** begin Given records **

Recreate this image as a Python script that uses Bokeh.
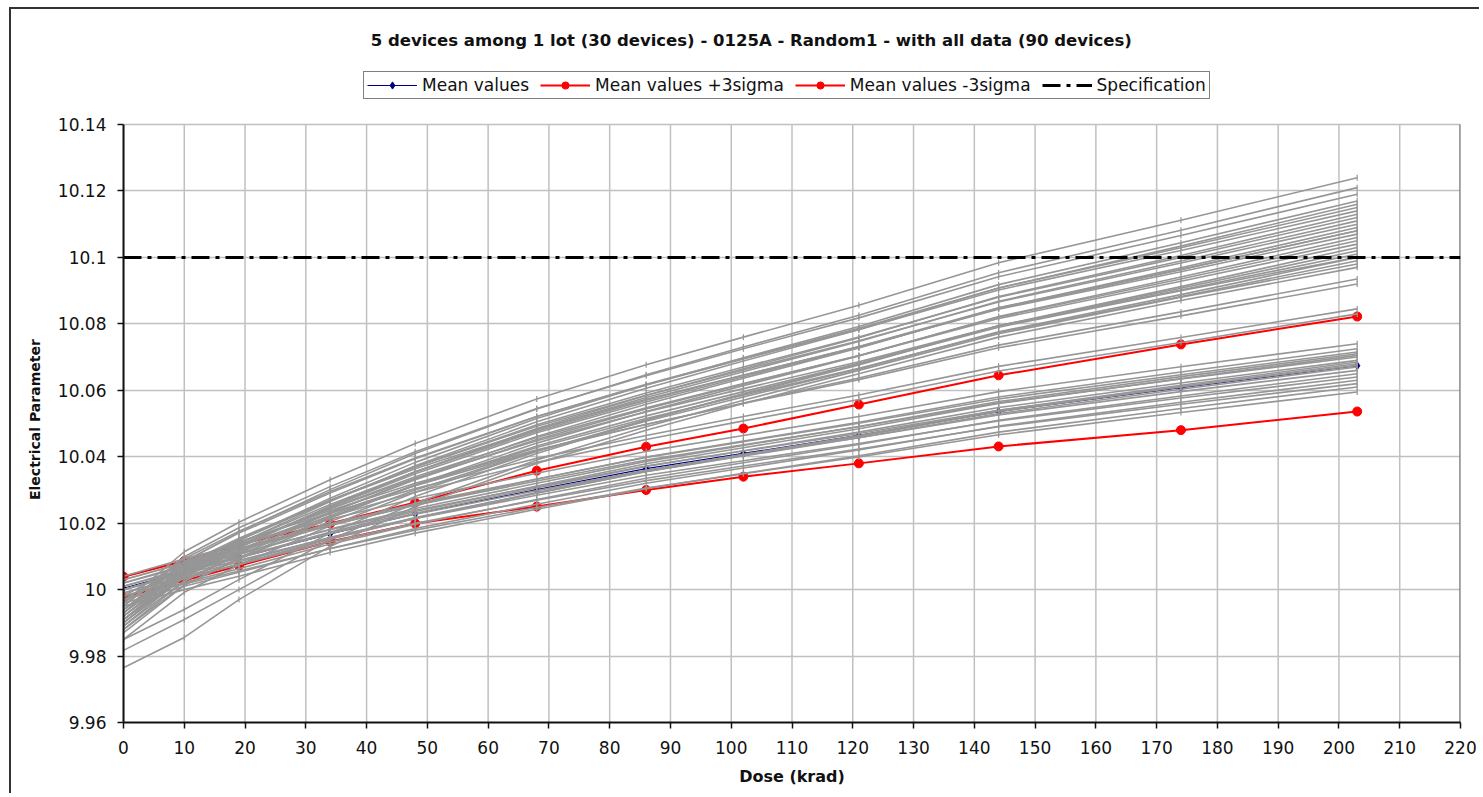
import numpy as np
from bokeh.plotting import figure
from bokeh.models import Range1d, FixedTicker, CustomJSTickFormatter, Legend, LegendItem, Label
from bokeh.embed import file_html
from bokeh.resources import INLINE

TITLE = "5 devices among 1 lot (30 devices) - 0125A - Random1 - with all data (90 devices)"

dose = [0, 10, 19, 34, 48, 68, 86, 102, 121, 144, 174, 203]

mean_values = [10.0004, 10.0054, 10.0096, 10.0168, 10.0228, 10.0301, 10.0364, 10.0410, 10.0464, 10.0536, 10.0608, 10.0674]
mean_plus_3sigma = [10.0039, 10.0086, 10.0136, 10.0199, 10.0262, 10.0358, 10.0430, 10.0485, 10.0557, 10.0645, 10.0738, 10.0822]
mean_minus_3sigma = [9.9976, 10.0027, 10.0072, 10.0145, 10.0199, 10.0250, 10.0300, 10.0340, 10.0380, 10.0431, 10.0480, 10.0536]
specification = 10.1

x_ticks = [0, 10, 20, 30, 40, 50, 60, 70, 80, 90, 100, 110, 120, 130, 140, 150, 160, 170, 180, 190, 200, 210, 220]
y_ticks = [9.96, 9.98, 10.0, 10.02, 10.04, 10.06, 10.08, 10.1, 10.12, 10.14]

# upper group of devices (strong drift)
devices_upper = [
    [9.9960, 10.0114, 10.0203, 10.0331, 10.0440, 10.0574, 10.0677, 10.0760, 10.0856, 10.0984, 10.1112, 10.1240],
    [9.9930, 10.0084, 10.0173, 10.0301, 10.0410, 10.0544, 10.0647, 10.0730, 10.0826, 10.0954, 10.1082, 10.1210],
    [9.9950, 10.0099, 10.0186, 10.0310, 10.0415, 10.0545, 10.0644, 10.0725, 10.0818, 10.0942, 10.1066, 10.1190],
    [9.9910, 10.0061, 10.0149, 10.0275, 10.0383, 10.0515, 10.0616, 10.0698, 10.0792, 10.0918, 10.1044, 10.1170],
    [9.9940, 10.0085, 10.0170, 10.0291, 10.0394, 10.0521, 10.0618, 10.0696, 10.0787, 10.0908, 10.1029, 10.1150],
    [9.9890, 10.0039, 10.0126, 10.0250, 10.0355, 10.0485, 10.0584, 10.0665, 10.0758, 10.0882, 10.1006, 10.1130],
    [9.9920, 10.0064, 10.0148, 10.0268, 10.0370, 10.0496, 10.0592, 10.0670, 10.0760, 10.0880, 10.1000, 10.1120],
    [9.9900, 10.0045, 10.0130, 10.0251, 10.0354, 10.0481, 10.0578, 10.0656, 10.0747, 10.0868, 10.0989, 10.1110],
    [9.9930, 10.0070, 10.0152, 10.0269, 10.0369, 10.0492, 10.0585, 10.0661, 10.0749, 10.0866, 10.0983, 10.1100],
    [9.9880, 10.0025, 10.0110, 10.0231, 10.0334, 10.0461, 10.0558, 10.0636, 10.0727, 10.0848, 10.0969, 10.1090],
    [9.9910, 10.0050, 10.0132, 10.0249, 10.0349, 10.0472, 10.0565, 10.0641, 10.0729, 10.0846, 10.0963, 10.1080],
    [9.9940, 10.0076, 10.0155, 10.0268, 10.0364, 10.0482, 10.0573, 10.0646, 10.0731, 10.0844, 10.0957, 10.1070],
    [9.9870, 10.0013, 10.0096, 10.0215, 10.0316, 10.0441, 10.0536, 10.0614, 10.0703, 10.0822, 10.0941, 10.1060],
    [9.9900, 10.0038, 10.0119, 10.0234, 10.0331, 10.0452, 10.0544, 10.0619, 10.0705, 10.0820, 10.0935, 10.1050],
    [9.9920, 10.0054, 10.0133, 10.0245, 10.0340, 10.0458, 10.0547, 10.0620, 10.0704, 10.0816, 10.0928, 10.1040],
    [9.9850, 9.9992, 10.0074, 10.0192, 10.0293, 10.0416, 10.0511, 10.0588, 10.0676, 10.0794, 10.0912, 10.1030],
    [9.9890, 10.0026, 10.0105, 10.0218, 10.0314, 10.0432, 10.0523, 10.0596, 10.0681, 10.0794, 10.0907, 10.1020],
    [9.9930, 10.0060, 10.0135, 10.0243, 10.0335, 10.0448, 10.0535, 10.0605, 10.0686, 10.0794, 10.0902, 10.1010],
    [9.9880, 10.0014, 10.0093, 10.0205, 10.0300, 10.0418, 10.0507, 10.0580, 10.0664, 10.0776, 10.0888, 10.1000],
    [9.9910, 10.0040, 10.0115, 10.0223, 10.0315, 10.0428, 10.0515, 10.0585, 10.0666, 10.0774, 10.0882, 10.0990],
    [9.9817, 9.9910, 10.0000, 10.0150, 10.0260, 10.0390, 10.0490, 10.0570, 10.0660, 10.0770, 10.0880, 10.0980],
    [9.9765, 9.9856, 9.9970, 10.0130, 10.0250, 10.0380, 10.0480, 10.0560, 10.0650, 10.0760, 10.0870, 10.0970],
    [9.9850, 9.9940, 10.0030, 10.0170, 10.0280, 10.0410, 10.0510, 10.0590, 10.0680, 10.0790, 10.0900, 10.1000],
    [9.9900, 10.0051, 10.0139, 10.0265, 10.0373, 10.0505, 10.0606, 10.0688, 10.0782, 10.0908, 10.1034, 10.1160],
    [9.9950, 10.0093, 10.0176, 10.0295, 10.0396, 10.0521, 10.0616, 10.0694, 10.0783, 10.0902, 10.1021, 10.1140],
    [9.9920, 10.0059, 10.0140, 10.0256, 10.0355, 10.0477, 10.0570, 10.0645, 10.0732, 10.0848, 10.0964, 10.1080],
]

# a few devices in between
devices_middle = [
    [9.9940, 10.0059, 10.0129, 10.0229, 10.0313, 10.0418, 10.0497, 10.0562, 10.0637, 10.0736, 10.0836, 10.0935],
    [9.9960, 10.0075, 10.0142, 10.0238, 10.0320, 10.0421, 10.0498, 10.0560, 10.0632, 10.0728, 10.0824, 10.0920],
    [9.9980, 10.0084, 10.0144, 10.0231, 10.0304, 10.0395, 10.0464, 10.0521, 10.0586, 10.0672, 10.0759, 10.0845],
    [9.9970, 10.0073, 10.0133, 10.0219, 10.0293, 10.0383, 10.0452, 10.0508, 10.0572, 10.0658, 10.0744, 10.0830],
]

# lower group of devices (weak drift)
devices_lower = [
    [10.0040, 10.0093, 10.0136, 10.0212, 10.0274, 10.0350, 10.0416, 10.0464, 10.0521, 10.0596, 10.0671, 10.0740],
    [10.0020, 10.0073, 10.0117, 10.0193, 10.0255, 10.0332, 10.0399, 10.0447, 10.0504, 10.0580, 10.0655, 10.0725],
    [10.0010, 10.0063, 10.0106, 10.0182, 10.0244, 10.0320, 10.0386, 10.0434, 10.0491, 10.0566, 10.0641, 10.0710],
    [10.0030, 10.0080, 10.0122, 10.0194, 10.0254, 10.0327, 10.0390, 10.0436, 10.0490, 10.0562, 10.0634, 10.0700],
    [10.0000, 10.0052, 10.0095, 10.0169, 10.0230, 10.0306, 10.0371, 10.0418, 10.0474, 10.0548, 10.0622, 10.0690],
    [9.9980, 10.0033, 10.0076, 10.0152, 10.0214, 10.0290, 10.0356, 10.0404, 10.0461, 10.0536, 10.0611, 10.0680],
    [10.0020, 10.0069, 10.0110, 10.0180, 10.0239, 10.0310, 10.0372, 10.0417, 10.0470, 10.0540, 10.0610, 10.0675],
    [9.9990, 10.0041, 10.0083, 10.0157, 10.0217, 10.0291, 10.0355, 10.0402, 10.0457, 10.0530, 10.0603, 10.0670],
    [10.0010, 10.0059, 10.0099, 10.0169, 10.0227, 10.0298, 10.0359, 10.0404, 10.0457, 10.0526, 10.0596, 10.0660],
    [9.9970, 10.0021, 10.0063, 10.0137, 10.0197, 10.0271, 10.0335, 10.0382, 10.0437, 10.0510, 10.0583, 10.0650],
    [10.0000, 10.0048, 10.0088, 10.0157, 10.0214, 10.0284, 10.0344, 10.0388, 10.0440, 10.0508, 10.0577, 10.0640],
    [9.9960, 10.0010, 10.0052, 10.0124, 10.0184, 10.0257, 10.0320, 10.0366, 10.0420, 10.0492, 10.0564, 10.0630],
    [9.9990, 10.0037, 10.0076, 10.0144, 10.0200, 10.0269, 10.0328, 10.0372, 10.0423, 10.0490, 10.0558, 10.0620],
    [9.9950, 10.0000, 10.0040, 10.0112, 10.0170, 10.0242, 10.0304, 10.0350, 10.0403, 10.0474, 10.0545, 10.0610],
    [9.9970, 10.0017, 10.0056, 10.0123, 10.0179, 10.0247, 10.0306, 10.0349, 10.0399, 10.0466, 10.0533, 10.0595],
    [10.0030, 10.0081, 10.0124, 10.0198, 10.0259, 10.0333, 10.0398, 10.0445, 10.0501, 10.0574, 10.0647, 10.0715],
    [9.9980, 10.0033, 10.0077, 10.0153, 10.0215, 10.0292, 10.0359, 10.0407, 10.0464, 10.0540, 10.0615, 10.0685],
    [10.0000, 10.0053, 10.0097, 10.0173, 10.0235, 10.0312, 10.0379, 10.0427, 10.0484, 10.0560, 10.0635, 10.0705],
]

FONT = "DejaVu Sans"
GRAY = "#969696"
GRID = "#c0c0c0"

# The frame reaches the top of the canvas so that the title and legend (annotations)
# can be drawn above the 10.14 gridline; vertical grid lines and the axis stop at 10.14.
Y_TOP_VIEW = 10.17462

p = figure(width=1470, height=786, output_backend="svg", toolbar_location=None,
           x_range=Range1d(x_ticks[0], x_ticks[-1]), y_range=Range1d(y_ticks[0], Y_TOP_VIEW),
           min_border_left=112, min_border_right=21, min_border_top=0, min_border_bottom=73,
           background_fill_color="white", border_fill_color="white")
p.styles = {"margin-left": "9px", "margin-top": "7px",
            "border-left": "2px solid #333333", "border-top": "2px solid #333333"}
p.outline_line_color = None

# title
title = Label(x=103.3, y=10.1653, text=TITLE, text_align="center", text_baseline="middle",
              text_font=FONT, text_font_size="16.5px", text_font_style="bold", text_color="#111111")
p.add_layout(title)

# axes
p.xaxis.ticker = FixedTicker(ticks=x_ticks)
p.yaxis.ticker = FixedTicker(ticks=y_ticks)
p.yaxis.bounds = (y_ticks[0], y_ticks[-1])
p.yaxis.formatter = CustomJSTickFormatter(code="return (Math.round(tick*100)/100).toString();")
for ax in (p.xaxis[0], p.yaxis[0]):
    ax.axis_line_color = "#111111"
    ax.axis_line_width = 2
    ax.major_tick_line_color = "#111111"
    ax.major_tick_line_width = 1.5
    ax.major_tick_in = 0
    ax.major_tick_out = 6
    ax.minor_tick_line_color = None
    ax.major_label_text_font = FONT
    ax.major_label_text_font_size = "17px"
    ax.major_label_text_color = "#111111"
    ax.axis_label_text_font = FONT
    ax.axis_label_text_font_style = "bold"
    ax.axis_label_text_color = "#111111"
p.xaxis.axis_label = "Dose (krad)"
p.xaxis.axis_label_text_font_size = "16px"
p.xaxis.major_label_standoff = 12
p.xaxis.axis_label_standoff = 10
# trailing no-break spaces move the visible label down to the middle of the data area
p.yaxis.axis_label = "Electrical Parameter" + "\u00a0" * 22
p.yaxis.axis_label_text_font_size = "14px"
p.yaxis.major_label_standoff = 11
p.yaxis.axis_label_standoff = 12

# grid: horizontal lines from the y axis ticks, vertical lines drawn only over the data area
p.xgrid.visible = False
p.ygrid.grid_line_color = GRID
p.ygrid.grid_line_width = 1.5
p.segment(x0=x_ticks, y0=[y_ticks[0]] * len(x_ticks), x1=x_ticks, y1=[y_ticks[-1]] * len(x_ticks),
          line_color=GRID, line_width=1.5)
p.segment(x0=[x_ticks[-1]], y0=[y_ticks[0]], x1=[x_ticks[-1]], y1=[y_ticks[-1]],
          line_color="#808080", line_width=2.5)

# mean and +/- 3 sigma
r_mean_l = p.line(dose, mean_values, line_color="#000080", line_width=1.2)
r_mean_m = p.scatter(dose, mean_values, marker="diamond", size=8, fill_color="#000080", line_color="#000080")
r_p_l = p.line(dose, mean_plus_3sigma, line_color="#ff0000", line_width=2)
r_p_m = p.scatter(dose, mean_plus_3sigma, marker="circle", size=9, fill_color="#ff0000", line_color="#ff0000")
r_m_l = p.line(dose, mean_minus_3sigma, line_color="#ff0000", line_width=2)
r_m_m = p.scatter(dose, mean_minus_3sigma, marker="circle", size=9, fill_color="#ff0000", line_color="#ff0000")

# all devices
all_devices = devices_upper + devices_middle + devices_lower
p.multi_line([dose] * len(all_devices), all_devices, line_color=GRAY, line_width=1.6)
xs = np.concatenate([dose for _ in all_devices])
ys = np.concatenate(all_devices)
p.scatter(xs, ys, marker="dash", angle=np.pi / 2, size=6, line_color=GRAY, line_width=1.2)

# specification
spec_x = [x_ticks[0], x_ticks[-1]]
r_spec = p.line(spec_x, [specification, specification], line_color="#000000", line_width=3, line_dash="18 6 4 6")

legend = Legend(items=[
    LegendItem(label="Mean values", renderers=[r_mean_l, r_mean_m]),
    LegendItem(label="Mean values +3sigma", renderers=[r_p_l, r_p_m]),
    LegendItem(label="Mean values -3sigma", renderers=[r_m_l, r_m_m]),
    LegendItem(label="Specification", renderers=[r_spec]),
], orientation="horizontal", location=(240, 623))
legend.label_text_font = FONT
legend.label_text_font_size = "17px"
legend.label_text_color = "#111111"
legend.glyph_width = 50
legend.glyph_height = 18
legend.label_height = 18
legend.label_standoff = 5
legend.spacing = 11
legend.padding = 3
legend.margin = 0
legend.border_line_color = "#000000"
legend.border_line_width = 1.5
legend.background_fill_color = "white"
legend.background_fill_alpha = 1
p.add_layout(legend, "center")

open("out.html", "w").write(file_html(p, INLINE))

** end Given records **
** begin Given records **

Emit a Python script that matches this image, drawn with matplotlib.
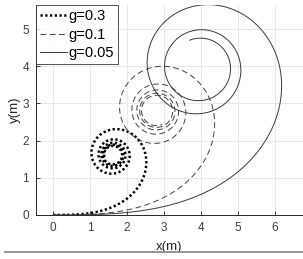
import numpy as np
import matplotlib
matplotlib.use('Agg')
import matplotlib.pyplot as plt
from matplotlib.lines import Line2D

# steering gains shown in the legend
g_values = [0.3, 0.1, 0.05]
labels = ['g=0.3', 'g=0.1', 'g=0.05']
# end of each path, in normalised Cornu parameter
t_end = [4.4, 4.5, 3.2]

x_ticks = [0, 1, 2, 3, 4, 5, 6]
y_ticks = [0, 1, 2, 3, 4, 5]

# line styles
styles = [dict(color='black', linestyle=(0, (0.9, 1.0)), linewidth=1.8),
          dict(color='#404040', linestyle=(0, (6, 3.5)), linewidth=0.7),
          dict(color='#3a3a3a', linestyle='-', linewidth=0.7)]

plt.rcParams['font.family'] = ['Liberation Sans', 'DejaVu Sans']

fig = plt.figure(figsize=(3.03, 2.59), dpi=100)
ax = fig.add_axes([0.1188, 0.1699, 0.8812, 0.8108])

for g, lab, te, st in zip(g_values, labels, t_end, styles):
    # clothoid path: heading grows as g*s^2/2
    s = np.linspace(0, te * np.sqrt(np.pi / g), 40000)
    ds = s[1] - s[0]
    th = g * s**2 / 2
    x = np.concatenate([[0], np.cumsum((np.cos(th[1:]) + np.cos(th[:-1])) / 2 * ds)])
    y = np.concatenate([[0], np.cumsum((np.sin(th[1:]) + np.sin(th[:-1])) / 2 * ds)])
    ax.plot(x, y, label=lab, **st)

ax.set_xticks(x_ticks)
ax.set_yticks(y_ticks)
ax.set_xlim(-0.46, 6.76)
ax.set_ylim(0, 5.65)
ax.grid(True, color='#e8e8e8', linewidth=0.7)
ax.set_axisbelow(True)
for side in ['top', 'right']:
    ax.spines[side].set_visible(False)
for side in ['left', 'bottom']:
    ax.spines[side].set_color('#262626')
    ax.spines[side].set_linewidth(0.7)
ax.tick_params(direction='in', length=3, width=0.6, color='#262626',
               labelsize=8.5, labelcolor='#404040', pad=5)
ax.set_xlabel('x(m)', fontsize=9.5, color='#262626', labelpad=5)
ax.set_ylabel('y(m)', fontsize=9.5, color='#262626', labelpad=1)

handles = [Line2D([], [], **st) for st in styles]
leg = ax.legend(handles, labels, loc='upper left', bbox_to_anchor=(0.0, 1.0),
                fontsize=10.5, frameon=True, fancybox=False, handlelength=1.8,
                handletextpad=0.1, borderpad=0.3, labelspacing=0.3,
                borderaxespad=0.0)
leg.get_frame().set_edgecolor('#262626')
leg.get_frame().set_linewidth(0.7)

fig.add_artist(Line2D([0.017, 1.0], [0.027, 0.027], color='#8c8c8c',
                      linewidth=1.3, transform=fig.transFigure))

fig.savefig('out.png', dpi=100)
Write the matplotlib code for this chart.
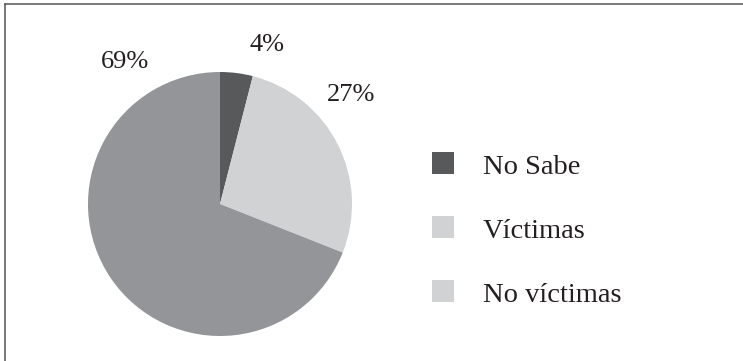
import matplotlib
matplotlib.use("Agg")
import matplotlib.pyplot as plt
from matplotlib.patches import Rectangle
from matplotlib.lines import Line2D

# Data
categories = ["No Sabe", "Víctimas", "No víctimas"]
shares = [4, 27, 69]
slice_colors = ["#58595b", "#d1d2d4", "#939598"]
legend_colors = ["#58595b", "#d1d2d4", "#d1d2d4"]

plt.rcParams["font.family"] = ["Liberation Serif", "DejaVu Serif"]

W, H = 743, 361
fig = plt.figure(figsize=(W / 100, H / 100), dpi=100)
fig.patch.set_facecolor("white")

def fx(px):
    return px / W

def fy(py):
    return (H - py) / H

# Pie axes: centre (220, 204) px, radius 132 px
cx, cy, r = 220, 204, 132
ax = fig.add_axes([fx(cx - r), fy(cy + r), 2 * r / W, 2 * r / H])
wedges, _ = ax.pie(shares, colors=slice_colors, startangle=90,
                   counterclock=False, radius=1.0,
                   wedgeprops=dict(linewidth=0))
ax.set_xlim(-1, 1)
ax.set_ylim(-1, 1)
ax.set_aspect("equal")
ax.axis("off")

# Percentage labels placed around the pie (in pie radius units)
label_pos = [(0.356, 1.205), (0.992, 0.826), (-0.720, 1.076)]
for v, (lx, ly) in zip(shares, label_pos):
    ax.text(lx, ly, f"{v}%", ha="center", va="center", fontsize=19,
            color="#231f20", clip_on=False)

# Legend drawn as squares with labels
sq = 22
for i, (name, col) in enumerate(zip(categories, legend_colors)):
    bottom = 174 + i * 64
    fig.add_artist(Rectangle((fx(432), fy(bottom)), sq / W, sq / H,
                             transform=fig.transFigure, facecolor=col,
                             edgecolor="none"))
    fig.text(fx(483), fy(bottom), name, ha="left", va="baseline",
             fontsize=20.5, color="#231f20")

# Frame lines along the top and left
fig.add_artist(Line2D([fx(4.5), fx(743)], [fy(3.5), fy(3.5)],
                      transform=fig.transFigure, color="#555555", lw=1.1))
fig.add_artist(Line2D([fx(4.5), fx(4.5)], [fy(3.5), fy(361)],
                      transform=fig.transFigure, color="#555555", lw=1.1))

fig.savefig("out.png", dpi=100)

** end Given records **
** begin Given records **

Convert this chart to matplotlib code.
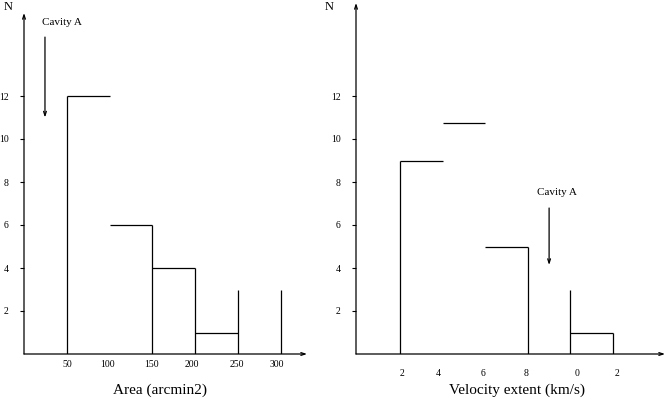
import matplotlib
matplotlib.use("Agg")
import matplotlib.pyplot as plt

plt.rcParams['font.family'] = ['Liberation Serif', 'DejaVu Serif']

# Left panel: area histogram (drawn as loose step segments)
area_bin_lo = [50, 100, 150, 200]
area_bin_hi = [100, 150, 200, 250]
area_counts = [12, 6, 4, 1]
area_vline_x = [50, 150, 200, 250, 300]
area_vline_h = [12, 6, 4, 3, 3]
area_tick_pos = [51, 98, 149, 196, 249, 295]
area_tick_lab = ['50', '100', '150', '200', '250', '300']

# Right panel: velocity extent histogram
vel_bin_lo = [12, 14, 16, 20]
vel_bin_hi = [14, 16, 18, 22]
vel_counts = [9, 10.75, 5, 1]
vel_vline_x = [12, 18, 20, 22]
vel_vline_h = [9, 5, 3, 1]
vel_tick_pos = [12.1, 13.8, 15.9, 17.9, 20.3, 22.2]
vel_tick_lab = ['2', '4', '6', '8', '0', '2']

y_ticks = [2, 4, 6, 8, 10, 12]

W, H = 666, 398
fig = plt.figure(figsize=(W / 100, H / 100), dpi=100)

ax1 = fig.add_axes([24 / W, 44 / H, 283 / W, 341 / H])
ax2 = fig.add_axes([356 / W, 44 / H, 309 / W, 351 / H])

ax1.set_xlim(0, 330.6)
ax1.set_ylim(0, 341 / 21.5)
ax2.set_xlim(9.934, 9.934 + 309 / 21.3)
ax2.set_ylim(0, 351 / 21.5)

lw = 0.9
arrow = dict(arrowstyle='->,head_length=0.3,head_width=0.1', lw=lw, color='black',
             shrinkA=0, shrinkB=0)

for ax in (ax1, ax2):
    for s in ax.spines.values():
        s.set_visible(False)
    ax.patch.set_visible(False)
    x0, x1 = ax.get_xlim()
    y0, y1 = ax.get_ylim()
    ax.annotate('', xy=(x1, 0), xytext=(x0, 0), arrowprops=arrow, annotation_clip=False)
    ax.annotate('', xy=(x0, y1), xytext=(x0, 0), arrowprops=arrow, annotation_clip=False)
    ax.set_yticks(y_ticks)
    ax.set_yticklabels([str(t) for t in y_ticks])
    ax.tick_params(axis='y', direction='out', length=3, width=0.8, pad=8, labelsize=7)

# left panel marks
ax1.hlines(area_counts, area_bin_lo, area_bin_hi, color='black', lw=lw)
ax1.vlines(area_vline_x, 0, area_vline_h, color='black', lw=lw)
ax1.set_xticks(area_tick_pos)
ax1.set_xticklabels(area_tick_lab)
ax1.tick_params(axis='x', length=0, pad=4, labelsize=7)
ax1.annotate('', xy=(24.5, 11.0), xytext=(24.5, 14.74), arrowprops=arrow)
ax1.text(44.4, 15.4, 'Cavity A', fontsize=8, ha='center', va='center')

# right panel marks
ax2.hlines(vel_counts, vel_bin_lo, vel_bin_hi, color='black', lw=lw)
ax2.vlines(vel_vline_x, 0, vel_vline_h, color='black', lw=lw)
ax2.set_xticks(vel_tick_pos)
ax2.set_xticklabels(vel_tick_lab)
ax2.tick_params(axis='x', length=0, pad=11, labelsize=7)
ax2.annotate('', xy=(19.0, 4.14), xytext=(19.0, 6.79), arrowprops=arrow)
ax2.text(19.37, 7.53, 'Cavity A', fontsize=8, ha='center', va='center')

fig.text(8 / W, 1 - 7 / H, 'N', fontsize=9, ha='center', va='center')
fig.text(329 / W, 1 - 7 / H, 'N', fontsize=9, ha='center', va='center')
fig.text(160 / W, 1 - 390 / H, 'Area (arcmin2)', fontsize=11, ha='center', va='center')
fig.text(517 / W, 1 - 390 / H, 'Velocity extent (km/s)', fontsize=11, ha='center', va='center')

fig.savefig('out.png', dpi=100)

** end Given records **

Task statement:
Above are some records. Reproduce the lines from the one with "Emit a Python" down to the one with "ax = fig.add_axes([0.1188, 0.1699, 0.8812, 0.8108])", keeping both, and leave every picture out.

Solution below:
Emit a Python script that matches this image, drawn with matplotlib.
import numpy as np
import matplotlib
matplotlib.use('Agg')
import matplotlib.pyplot as plt
from matplotlib.lines import Line2D

# steering gains shown in the legend
g_values = [0.3, 0.1, 0.05]
labels = ['g=0.3', 'g=0.1', 'g=0.05']
# end of each path, in normalised Cornu parameter
t_end = [4.4, 4.5, 3.2]

x_ticks = [0, 1, 2, 3, 4, 5, 6]
y_ticks = [0, 1, 2, 3, 4, 5]

# line styles
styles = [dict(color='black', linestyle=(0, (0.9, 1.0)), linewidth=1.8),
          dict(color='#404040', linestyle=(0, (6, 3.5)), linewidth=0.7),
          dict(color='#3a3a3a', linestyle='-', linewidth=0.7)]

plt.rcParams['font.family'] = ['Liberation Sans', 'DejaVu Sans']

fig = plt.figure(figsize=(3.03, 2.59), dpi=100)
ax = fig.add_axes([0.1188, 0.1699, 0.8812, 0.8108])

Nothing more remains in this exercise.